» **Problem description**: Extract and list every line that contains the word "chart".

» **Supplied material**:
>> Start

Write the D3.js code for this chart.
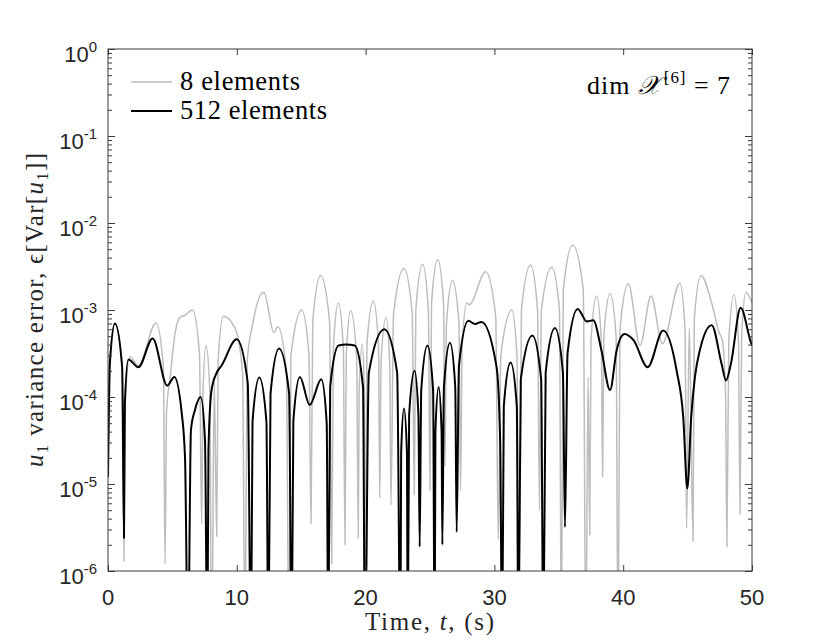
<!DOCTYPE html>
<html>
<head>
<meta charset="utf-8">
<script src="https://cdn.jsdelivr.net/npm/d3@7"></script>
<style>
  body { margin: 0; background: #fff; }
</style>
</head>
<body>
<div id="chart"></div>
<script>
// ---- data ----
// 8 elements (grey)
const t8 = [0, 0.15, 0.54, 1.1, 1.24, 1.33, 1.71, 2.36, 3.73, 4.3, 4.43, 4.55, 4.81, 5.2, 5.59, 5.98, 6.55,
  7.1, 7.27, 7.38, 7.61, 7.9, 8.05, 8.25, 8.44, 8.55, 8.95, 9.86, 10.45, 10.64, 10.8, 11.2, 12.1, 12.88, 13.18,
  13.85, 14.05, 14.2, 15.04, 15.6, 15.76, 15.9, 16.5, 17.2, 17.37, 17.5, 17.88, 18.27, 18.4, 18.5, 18.84,
  19.3, 19.43, 19.5, 19.74, 19.9, 19.98, 20.1, 20.6, 21.0, 21.1, 21.2, 21.58, 21.87, 21.97, 22.17, 22.98,
  23.62, 23.78, 23.9, 24.43, 24.87, 25.0, 25.12, 25.6, 26.05, 26.16, 26.28, 26.75, 27.25, 27.37, 27.5, 27.85,
  28.05, 29.32, 30.1, 30.3, 30.5, 31.35, 31.75, 31.9, 32.1, 32.8, 33.35, 33.5, 33.65, 34.45, 35.05, 35.2,
  35.35, 36.08, 36.9, 37.1, 37.27, 37.4, 37.5, 37.94, 38.3, 38.4, 38.5, 38.98, 39.45, 39.6, 39.75, 40.4,
  41.3, 42.16, 43.04, 44.4, 44.8, 44.92, 45.13, 45.42, 45.52, 46.04, 46.87, 47.45, 47.7, 47.95, 48.05, 48.2,
  48.6, 48.95, 49.07, 49.2, 49.53, 50];
const v8 = [1.5e-5, 2.6e-4, 7.0e-4, 2.2e-4, 1.3e-6, 9.0e-5, 2.9e-4, 2.3e-4, 7.1e-4, 2.2e-4, 1.2e-6, 7.0e-5, 1.6e-4, 5.3e-4, 8.3e-4, 8.7e-4, 1.0e-3,
  3.2e-4, 3.5e-6, 1.2e-4, 3.9e-4, 1.2e-4, 1e-7, 1.5e-4, 2.5e-6, 2.6e-4, 8.5e-4, 6.2e-4, 1.9e-4, 1e-7, 2.5e-4, 6.5e-4, 1.6e-3, 5.5e-4, 6.4e-4,
  2.0e-4, 1e-7, 3.0e-4, 1.0e-3, 3.1e-4, 3.5e-6, 7.5e-4, 2.5e-3, 7.5e-4, 1.2e-6, 3.7e-4, 1.2e-3, 3.7e-4, 2.0e-6, 3.0e-4, 9.8e-4,
  3.0e-4, 2.4e-6, 1.2e-4, 4.0e-4, 1.2e-4, 1e-7, 4.0e-4, 1.27e-3, 4.0e-4, 6.9e-6, 2.5e-4, 8.2e-4, 2.5e-4, 5.7e-6, 9.0e-4, 3.0e-3,
  9.0e-4, 7.5e-6, 1.0e-3, 3.35e-3, 1.0e-3, 8.5e-6, 1.2e-3, 3.8e-3, 1.2e-3, 1.6e-5, 7.0e-4, 2.2e-3, 7.0e-4, 8.5e-6, 4.0e-4, 1.2e-3,
  1.15e-3, 2.75e-3, 8.5e-4, 2.3e-6, 3.0e-4, 1.0e-3, 3.0e-4, 1e-7, 1.0e-3, 3.3e-3, 1.0e-3, 5.0e-6, 1.0e-3, 3.1e-3, 1.0e-3, 1e-7,
  1.7e-3, 5.6e-3, 1.7e-3, 1e-7, 1.7e-4, 2.6e-6, 4.5e-4, 1.45e-3, 4.5e-4, 1.2e-5, 5.0e-4, 1.55e-3, 5.0e-4, 1e-7, 6.0e-4, 2.0e-3,
  3.9e-4, 1.45e-3, 4.1e-4, 2.05e-3, 6.0e-4, 3.1e-6, 6.2e-4, 2.2e-6, 8.0e-4, 2.5e-3, 1.2e-3, 5.5e-4, 4.5e-4, 1.0e-4, 1.9e-6, 4.5e-4,
  1.5e-3, 4.5e-4, 4.5e-6, 5.0e-4, 1.6e-3, 1.2e-3];

// 512 elements (black)
const t512 = [0, 0.15, 0.54, 1.1, 1.24, 1.31, 1.58, 2.36, 3.47, 4.6, 5.15, 5.72, 5.98, 6.21,
  6.44, 6.75, 7.2, 7.53, 7.71, 7.8, 8.04, 8.44, 8.82, 9.99, 10.85, 11.1,
  11.22, 11.75, 12.3, 12.45, 12.62, 13.28, 14.06, 14.26, 14.39, 14.9, 15.66, 16.56, 16.98, 17.1,
  17.25, 17.9, 18.5, 19.15, 19.8, 19.95, 20.25, 21.45, 22.45, 22.7, 22.76, 22.98, 23.21, 23.27,
  23.38, 23.8, 24.1, 24.2, 24.32, 24.8, 25.24, 25.36, 25.42, 25.67, 25.9, 25.96, 26.08, 26.55, 26.96, 27.07,
  27.25, 27.98, 28.5, 29.0, 30.17, 30.45, 30.6, 30.73, 31.26, 31.74, 31.86, 32.05, 32.95, 33.63, 33.8,
  33.98, 34.7, 35.32, 35.48, 35.68, 36.47, 37.17, 37.68, 38.3, 38.98, 39.5, 40.1, 40.8, 41.9, 43.1, 44.15,
  44.66, 44.98, 45.28, 45.57, 45.96, 46.87, 47.64, 47.98, 48.36, 49.12, 49.9, 50];
const v512 = [1.2e-5, 2.5e-4, 7.0e-4, 2.2e-4, 2.4e-6, 8.4e-5, 2.7e-4, 2.2e-4, 4.7e-4, 1.35e-4, 1.7e-4, 6.6e-5, 2.0e-5, 1e-7,
  4.2e-5, 7.1e-5, 1.0e-4, 3.2e-5, 1e-7, 2.5e-5, 1.2e-4, 1.9e-4, 2.3e-4, 4.6e-4, 1.45e-4, 1e-7,
  5.2e-5, 1.67e-4, 5.2e-5, 1e-7, 1.1e-4, 3.6e-4, 1.1e-4, 1e-7, 5.3e-5, 1.7e-4, 8.1e-5, 1.6e-4, 5.0e-5, 1e-7,
  1.3e-4, 3.9e-4, 4.0e-4, 3.9e-4, 1.3e-4, 1e-7, 1.9e-4, 6.0e-4, 1.9e-4, 1e-7, 2.3e-5, 7.4e-5, 2.3e-5, 1e-7,
  6.2e-5, 2.0e-4, 6.2e-5, 1.9e-6, 1.2e-4, 3.9e-4, 1.2e-4, 1e-7, 4.0e-5, 1.3e-4, 4.0e-5, 2.0e-6, 1.3e-4, 4.2e-4, 1.3e-4, 2.8e-6,
  2.3e-4, 7.5e-4, 6.9e-4, 7.3e-4, 2.2e-4, 3.0e-5, 1e-7, 7.8e-5, 2.5e-4, 7.8e-5, 1e-7, 1.6e-4, 5.1e-4, 1.6e-4, 1e-7,
  1.9e-4, 6.2e-4, 1.9e-4, 3.2e-6, 3.2e-4, 1.03e-3, 7.4e-4, 7.6e-4, 3.5e-4, 1.2e-4, 3.5e-4, 5.3e-4, 4.5e-4, 2.2e-4, 5.8e-4, 2.0e-4,
  5.9e-5, 8.9e-6, 5.9e-5, 1.7e-4, 3.5e-4, 6.7e-4, 2.4e-4, 1.55e-4, 2.4e-4, 1.06e-3, 4.3e-4, 3.9e-4];

const xTicks = [0, 10, 20, 30, 40, 50];
const yTickExps = [0, -1, -2, -3, -4, -5, -6];
const seriesNames = ["8 elements", "512 elements"];
const seriesColors = ["#bdbdbd", "#000000"];

// ---- layout ----
var width = 830, height = 642;
var margin = { top: 49, right: 78, bottom: 71, left: 108 };
var pw = width - margin.left - margin.right,
    ph = height - margin.top - margin.bottom;

var svg = d3.select("#chart").append("svg")
    .attr("width", width)
    .attr("height", height)
    .style("font-family", "'Liberation Sans', Arial, sans-serif");

var g = svg.append("g")
    .attr("transform", "translate(" + margin.left + "," + margin.top + ")");

var x = d3.scaleLinear().domain([0, 50]).range([0, pw]);
var y = d3.scaleLog().domain([1e-6, 1]).range([ph, 0]);

g.append("clipPath").attr("id", "plotclip")
  .append("rect").attr("width", pw).attr("height", ph);

var line = d3.line()
    .x(function (d) { return x(d[0]); })
    .y(function (d) { return y(d[1]); })
    .curve(d3.curveMonotoneX);

var series = [d3.zip(t8, v8), d3.zip(t512, v512)];
var widths = [1.5, 2];

g.append("g").attr("clip-path", "url(#plotclip)")
  .selectAll("path.series")
  .data(series)
  .enter().append("path")
  .attr("class", "series")
  .attr("d", line)
  .attr("fill", "none")
  .attr("stroke", function (d, i) { return seriesColors[i]; })
  .attr("stroke-width", function (d, i) { return widths[i]; })
  .attr("stroke-linejoin", "round");

// ---- axes (ticks inside, box on) ----
var axisColor = "#3a3a3a";
var majorY = yTickExps.map(function (e) { return Math.pow(10, e); });
var minorY = y.ticks().filter(function (v) { return majorY.indexOf(v) < 0; });

function styleAxis(sel) {
  sel.select(".domain").remove();
  sel.selectAll(".tick line").attr("stroke", axisColor).attr("stroke-width", 1);
  sel.selectAll(".tick text").remove();
}

g.append("g").call(d3.axisLeft(y).tickValues(minorY).tickSize(-4).tickFormat("")).call(styleAxis);
g.append("g").call(d3.axisLeft(y).tickValues(majorY).tickSize(-7).tickFormat("")).call(styleAxis);
g.append("g").attr("transform", "translate(" + pw + ",0)")
  .call(d3.axisRight(y).tickValues(minorY).tickSize(-4).tickFormat("")).call(styleAxis);
g.append("g").attr("transform", "translate(" + pw + ",0)")
  .call(d3.axisRight(y).tickValues(majorY).tickSize(-7).tickFormat("")).call(styleAxis);
g.append("g").attr("transform", "translate(0," + ph + ")")
  .call(d3.axisBottom(x).tickValues(xTicks).tickSize(-6).tickFormat("")).call(styleAxis);
g.append("g")
  .call(d3.axisTop(x).tickValues(xTicks).tickSize(-6).tickFormat("")).call(styleAxis);

g.append("rect")
  .attr("width", pw).attr("height", ph)
  .attr("fill", "none")
  .attr("stroke", axisColor)
  .attr("stroke-width", 1);

// x tick labels
g.selectAll(".xlab")
  .data(xTicks)
  .enter().append("text")
  .attr("class", "xlab")
  .attr("x", function (d) { return x(d); })
  .attr("y", ph + 34)
  .attr("text-anchor", "middle")
  .attr("fill", "#262626")
  .style("font-size", "22px")
  .text(function (d) { return d; });

// y tick labels, 10 with superscript
var ylab = g.selectAll(".ylab")
  .data(yTickExps)
  .enter().append("text")
  .attr("class", "ylab")
  .attr("x", -11)
  .attr("y", function (d) { return y(Math.pow(10, d)) + 13; })
  .attr("text-anchor", "end")
  .attr("fill", "#262626")
  .style("font-size", "22px");
ylab.append("tspan").text("10");
ylab.append("tspan").attr("dy", -10).style("font-size", "15px")
  .text(function (d) { return d === 0 ? "0" : "-" + Math.abs(d); });

// axis titles (LaTeX-like serif)
var serif = "'Liberation Serif', 'DejaVu Serif', serif";

svg.append("text")
  .attr("x", 429.5)
  .attr("y", 630)
  .attr("text-anchor", "middle")
  .attr("textLength", 129)
  .attr("lengthAdjust", "spacing")
  .style("font-family", serif)
  .style("font-size", "25px")
  .attr("fill", "#262626")
  .html("Time, <tspan font-style='italic'>t</tspan>, (s)");

var yt = svg.append("text")
  .attr("transform", "translate(43,310) rotate(-90)")
  .attr("text-anchor", "middle")
  .attr("textLength", 314)
  .attr("lengthAdjust", "spacing")
  .style("font-family", serif)
  .style("font-size", "25px")
  .attr("fill", "#262626");
yt.append("tspan").attr("font-style", "italic").text("u");
yt.append("tspan").attr("dy", 5).style("font-size", "17px").text("1");
yt.append("tspan").attr("dy", -5).text(" variance error, ϵ[Var[");
yt.append("tspan").attr("font-style", "italic").text("u");
yt.append("tspan").attr("dy", 5).style("font-size", "17px").text("1");
yt.append("tspan").attr("dy", -5).text("]]");

// legend
var legend = svg.append("g").attr("transform", "translate(131,82)");
var items = legend.selectAll("g")
  .data(seriesNames)
  .enter().append("g")
  .attr("transform", function (d, i) { return "translate(0," + (i * 29) + ")"; });
items.append("line")
  .attr("x1", 0).attr("x2", 41)
  .attr("stroke", function (d, i) { return seriesColors[i]; })
  .attr("stroke-width", function (d, i) { return widths[i]; });
items.append("text")
  .attr("x", 49)
  .attr("y", 8)
  .attr("textLength", function (d, i) { return i === 0 ? 120 : 147; })
  .attr("lengthAdjust", "spacing")
  .style("font-family", serif)
  .style("font-size", "26.5px")
  .attr("fill", "#000")
  .text(function (d) { return d; });

// annotation
var ann = svg.append("text")
  .attr("x", 587)
  .attr("y", 94)
  .attr("textLength", 143)
  .attr("lengthAdjust", "spacing")
  .style("font-family", serif)
  .style("font-size", "26px")
  .attr("fill", "#000");
ann.append("tspan").text("dim ");
ann.append("tspan").style("font-family", "'DejaVu Serif', serif").style("font-style", "italic").text("𝒳");
ann.append("tspan").attr("dx", 3).attr("dy", -11).style("font-size", "17px").text("[6]");
ann.append("tspan").attr("dy", 11).text(" = 7");
</script>
</body>
</html>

>> End

» **Worked answer**:
Write the D3.js code for this chart.
<div id="chart"></div>
var svg = d3.select("#chart").append("svg")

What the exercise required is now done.